■ **Task prompt**: Copy exactly the lines that run from the top of the listing to the line containing "Chart.register(...registerables);", both ends included, and omit the pictures.

········

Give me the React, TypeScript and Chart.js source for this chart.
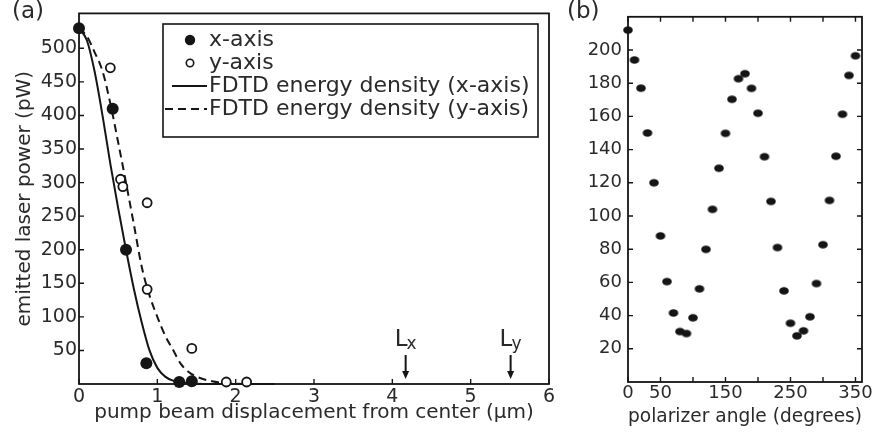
import React, { useEffect, useRef } from 'react';
import { Chart, registerables } from 'chart.js';

Chart.register(...registerables);

// ---------- Panel (a) data ----------
const xAxisDisp = [0, 0.43, 0.6, 0.86, 1.28, 1.44];
const xAxisPower = [530, 410, 200, 31, 3, 4];
const yAxisDisp = [0.4, 0.53, 0.56, 0.87, 0.87, 1.44, 1.88, 2.14];
const yAxisPower = [471, 305, 294, 270, 141, 53, 3, 3];
const fdtdXDisp = [0, 0.1, 0.2, 0.3, 0.4, 0.5, 0.6, 0.7, 0.8, 0.9, 1.0, 1.1, 1.2, 1.4, 1.6, 2.0, 2.5];
const fdtdXPower = [530, 512, 465, 400, 328, 262, 200, 142, 92, 50, 24, 11, 5, 1, 0, 0, 0];
const fdtdYDisp = [0, 0.1, 0.2, 0.3, 0.4, 0.5, 0.6, 0.7, 0.8, 0.9, 1.0, 1.1, 1.2, 1.3, 1.4, 1.5, 1.7, 1.9, 2.2, 2.5];
const fdtdYPower = [530, 518, 494, 466, 418, 360, 300, 238, 175, 132, 100, 72, 51, 30, 18, 11, 4, 1, 0, 0];
const aXTicks = [0, 1, 2, 3, 4, 5, 6];
const aYTicks = [50, 100, 150, 200, 250, 300, 350, 400, 450, 500];
const lengthSubscripts = ['x', 'y'];
const lengthPositions = [4.17, 5.51];
const seriesLabels = ['x-axis', 'y-axis', 'FDTD energy density (x-axis)', 'FDTD energy density (y-axis)'];

// ---------- Panel (b) data ----------
const angles = [0, 10, 20, 30, 40, 50, 60, 70, 80, 90, 100, 110, 120, 130, 140, 150, 160, 170,
  180, 190, 200, 210, 220, 230, 240, 250, 260, 270, 280, 290, 300, 310, 320, 330, 340, 350];
const anglePower = [212, 194, 177, 150, 120, 88, 60.5, 41.6, 30.4, 29.2, 38.7, 56.1, 79.9, 104, 128.8, 149.8, 170.3, 182.7,
  185.7, 176.9, 161.9, 135.7, 108.8, 81, 54.9, 35.4, 27.8, 30.8, 39.3, 59.3, 82.7, 109.4, 136, 161.3, 184.7, 196.5];
const bXTicks = [0, 50, 100, 150, 200, 250, 300, 350];
const bXLabels = [0, 50, 150, 250, 350];
const bYTicks = [20, 40, 60, 80, 100, 120, 140, 160, 180, 200];

const INK = '#151515';
const TEXT = '#2a2a2a';
const FONT = "'DejaVu Sans', 'Liberation Sans', sans-serif";

const pts = (xs: number[], ys: number[]) => xs.map((x, i) => ({ x, y: ys[i] }));

function framePlugin(mirror: boolean) {
  return {
    id: 'frameTicks',
    beforeDatasetsDraw(chart: any) {
      const { ctx, chartArea: a, scales } = chart;
      ctx.save();
      ctx.strokeStyle = INK;
      ctx.lineWidth = 1.8;
      ctx.strokeRect(a.left, a.top, a.right - a.left, a.bottom - a.top);
      ctx.lineWidth = 1.4;
      ctx.beginPath();
      for (const t of scales.x.ticks) {
        const px = scales.x.getPixelForValue(t.value);
        ctx.moveTo(px, a.bottom);
        ctx.lineTo(px, a.bottom - 5);
        if (mirror) {
          ctx.moveTo(px, a.top);
          ctx.lineTo(px, a.top + 5);
        }
      }
      for (const t of scales.y.ticks) {
        const py = scales.y.getPixelForValue(t.value);
        ctx.moveTo(a.left, py);
        ctx.lineTo(a.left + 5, py);
        if (mirror) {
          ctx.moveTo(a.right, py);
          ctx.lineTo(a.right - 5, py);
        }
      }
      ctx.stroke();
      ctx.restore();
    },
  };
}

function panelLabel(text: string, x: number) {
  return {
    id: 'panelLabel',
    afterDraw(chart: any) {
      const { ctx } = chart;
      ctx.save();
      ctx.fillStyle = TEXT;
      ctx.font = `23px ${FONT}`;
      ctx.textAlign = 'left';
      ctx.textBaseline = 'middle';
      ctx.fillText(text, x, 12);
      ctx.restore();
    },
  };
}

const legendPlugin = {
  id: 'boxLegend',
  afterDraw(chart: any) {
    const { ctx } = chart;
    const ds = chart.data.datasets;
    const left = 163, top = 24, w = 375, h = 113;
    ctx.save();
    ctx.fillStyle = '#fff';
    ctx.fillRect(left, top, w, h);
    ctx.strokeStyle = INK;
    ctx.lineWidth = 1.6;
    ctx.strokeRect(left, top, w, h);
    const rowY = [40, 63, 86, 109];
    const textX = 209;
    ctx.fillStyle = INK;
    ctx.beginPath();
    ctx.arc(190, rowY[0], 5.2, 0, Math.PI * 2);
    ctx.fill();
    ctx.lineWidth = 1.6;
    ctx.beginPath();
    ctx.arc(190, rowY[1], 3.7, 0, Math.PI * 2);
    ctx.stroke();
    ctx.lineWidth = 2;
    ctx.beginPath();
    ctx.moveTo(172, rowY[2]);
    ctx.lineTo(207, rowY[2]);
    ctx.stroke();
    ctx.setLineDash([8, 5]);
    ctx.beginPath();
    ctx.moveTo(165, rowY[3]);
    ctx.lineTo(207, rowY[3]);
    ctx.stroke();
    ctx.setLineDash([]);
    ctx.fillStyle = TEXT;
    ctx.font = `22px ${FONT}`;
    ctx.textBaseline = 'middle';
    ctx.textAlign = 'left';
    for (let i = 0; i < 4; i++) ctx.fillText(ds[i].label, textX, rowY[i]);
    ctx.restore();
  },
};

const lengthMarkers = {
  id: 'lengthMarkers',
  afterDatasetsDraw(chart: any) {
    const { ctx, scales } = chart;
    const yTop = 355, yTip = 379;
    ctx.save();
    ctx.strokeStyle = INK;
    ctx.fillStyle = INK;
    lengthPositions.forEach((v, i) => {
      const px = scales.x.getPixelForValue(v);
      ctx.lineWidth = 2;
      ctx.beginPath();
      ctx.moveTo(px, yTop);
      ctx.lineTo(px, yTip - 6);
      ctx.stroke();
      ctx.beginPath();
      ctx.moveTo(px - 3.5, yTip - 8);
      ctx.lineTo(px + 3.5, yTip - 8);
      ctx.lineTo(px, yTip);
      ctx.closePath();
      ctx.fill();
      ctx.fillStyle = TEXT;
      ctx.textBaseline = 'alphabetic';
      ctx.textAlign = 'left';
      ctx.font = `23px ${FONT}`;
      const lx = px - 11;
      ctx.fillText('L', lx, 346);
      const lw = ctx.measureText('L').width;
      ctx.font = `17px ${FONT}`;
      ctx.fillText(lengthSubscripts[i], lx + lw - 1, 349);
      ctx.fillStyle = INK;
    });
    ctx.restore();
  },
};

function ChartA() {
  const ref = useRef<HTMLCanvasElement>(null);
  useEffect(() => {
    const chart = new Chart(ref.current as HTMLCanvasElement, {
      type: 'scatter',
      data: {
        datasets: [
          {
            label: seriesLabels[0],
            data: pts(xAxisDisp, xAxisPower),
            pointRadius: 6,
            pointBorderWidth: 0,
            backgroundColor: INK,
            borderColor: INK,
            clip: false,
          } as any,
          {
            label: seriesLabels[1],
            data: pts(yAxisDisp, yAxisPower),
            pointRadius: 4.5,
            pointBorderWidth: 1.8,
            backgroundColor: '#fff',
            borderColor: INK,
            clip: false,
          },
          {
            label: seriesLabels[2],
            data: pts(fdtdXDisp, fdtdXPower),
            showLine: true,
            pointRadius: 0,
            borderColor: INK,
            borderWidth: 2,
            cubicInterpolationMode: 'monotone',
            clip: false,
          },
          {
            label: seriesLabels[3],
            data: pts(fdtdYDisp, fdtdYPower),
            showLine: true,
            pointRadius: 0,
            borderColor: INK,
            borderWidth: 2,
            borderDash: [8, 5],
            cubicInterpolationMode: 'monotone',
            clip: false,
          },
        ],
      },
      options: {
        responsive: false,
        animation: false,
        layout: { padding: { top: 13, right: 11, left: 0, bottom: 0 } },
        plugins: { legend: { display: false }, tooltip: { enabled: false } },
        scales: {
          x: {
            type: 'linear',
            min: 0,
            max: 6,
            afterBuildTicks: (s: any) => { s.ticks = aXTicks.map((v) => ({ value: v })); },
            afterFit: (s: any) => { s.height = 49; },
            grid: { display: false, drawTicks: false },
            border: { display: false },
            ticks: { color: TEXT, font: { family: FONT, size: 19 }, padding: 2, maxRotation: 0 },
            title: {
              display: true,
              text: 'pump beam displacement from center (μm)',
              color: TEXT,
              font: { family: FONT, size: 20 },
              padding: { top: 0, bottom: 8 },
            },
          },
          y: {
            type: 'linear',
            min: 0,
            max: 552,
            afterBuildTicks: (s: any) => { s.ticks = aYTicks.map((v) => ({ value: v })); },
            afterFit: (s: any) => { s.width = 79; },
            grid: { display: false, drawTicks: false },
            border: { display: false },
            ticks: { color: TEXT, font: { family: FONT, size: 19 }, padding: 2 },
            title: {
              display: true,
              text: 'emitted laser power (pW)',
              color: TEXT,
              font: { family: FONT, size: 20 },
              padding: { top: 13, bottom: 0 },
            },
          },
        },
      },
      plugins: [framePlugin(false), legendPlugin, lengthMarkers, panelLabel('(a)', 12)],
    } as any);
    return () => chart.destroy();
  }, []);
  return <canvas ref={ref} width={560} height={433} style={{ position: 'absolute', left: 0, top: 0 }} />;
}

function ChartB() {
  const ref = useRef<HTMLCanvasElement>(null);
  useEffect(() => {
    const dot = document.createElement('canvas');
    dot.width = 12;
    dot.height = 10;
    const c = dot.getContext('2d') as CanvasRenderingContext2D;
    c.fillStyle = INK;
    c.beginPath();
    c.ellipse(6, 5, 4.8, 3.8, 0, 0, Math.PI * 2);
    c.fill();
    const chart = new Chart(ref.current as HTMLCanvasElement, {
      type: 'scatter',
      data: {
        datasets: [
          {
            label: 'polarizer',
            data: pts(angles, anglePower),
            pointStyle: dot,
            pointRadius: 5,
            backgroundColor: INK,
            borderColor: INK,
            clip: false,
          } as any,
        ],
      },
      options: {
        responsive: false,
        animation: false,
        layout: { padding: { top: 13, right: 12, left: 0, bottom: 0 } },
        plugins: { legend: { display: false }, tooltip: { enabled: false } },
        scales: {
          x: {
            type: 'linear',
            min: 0,
            max: 360,
            afterBuildTicks: (s: any) => { s.ticks = bXTicks.map((v) => ({ value: v })); },
            afterFit: (s: any) => { s.height = 51; },
            grid: { display: false, drawTicks: false },
            border: { display: false },
            ticks: {
              color: TEXT,
              font: { family: FONT, size: 18 },
              padding: 1,
              maxRotation: 0,
              autoSkip: false,
              callback: (v: any) => (bXLabels.includes(Number(v)) ? String(v) : ''),
            },
            title: {
              display: true,
              text: 'polarizer angle (degrees)',
              color: TEXT,
              font: { family: FONT, size: 20 },
              padding: { top: 0, bottom: 4 },
            },
          },
          y: {
            type: 'linear',
            min: 0,
            max: 220,
            afterBuildTicks: (s: any) => { s.ticks = bYTicks.map((v) => ({ value: v })); },
            afterFit: (s: any) => { s.width = 68; },
            grid: { display: false, drawTicks: false },
            border: { display: false },
            ticks: { color: TEXT, font: { family: FONT, size: 18 }, padding: 6 },
          },
        },
      },
      plugins: [framePlugin(true), panelLabel('(b)', 7)],
    } as any);
    return () => chart.destroy();
  }, []);
  return <canvas ref={ref} width={314} height={433} style={{ position: 'absolute', left: 560, top: 0 }} />;
}

export default function App() {
  return (
    <div style={{ position: 'absolute', left: 0, top: 0, width: 874, height: 433, background: '#fff', overflow: 'hidden' }}>
      <ChartA />
      <ChartB />
    </div>
  );
}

········

■ **Result for this exercise**:
Give me the React, TypeScript and Chart.js source for this chart.
import React, { useEffect, useRef } from 'react';
import { Chart, registerables } from 'chart.js';

Chart.register(...registerables);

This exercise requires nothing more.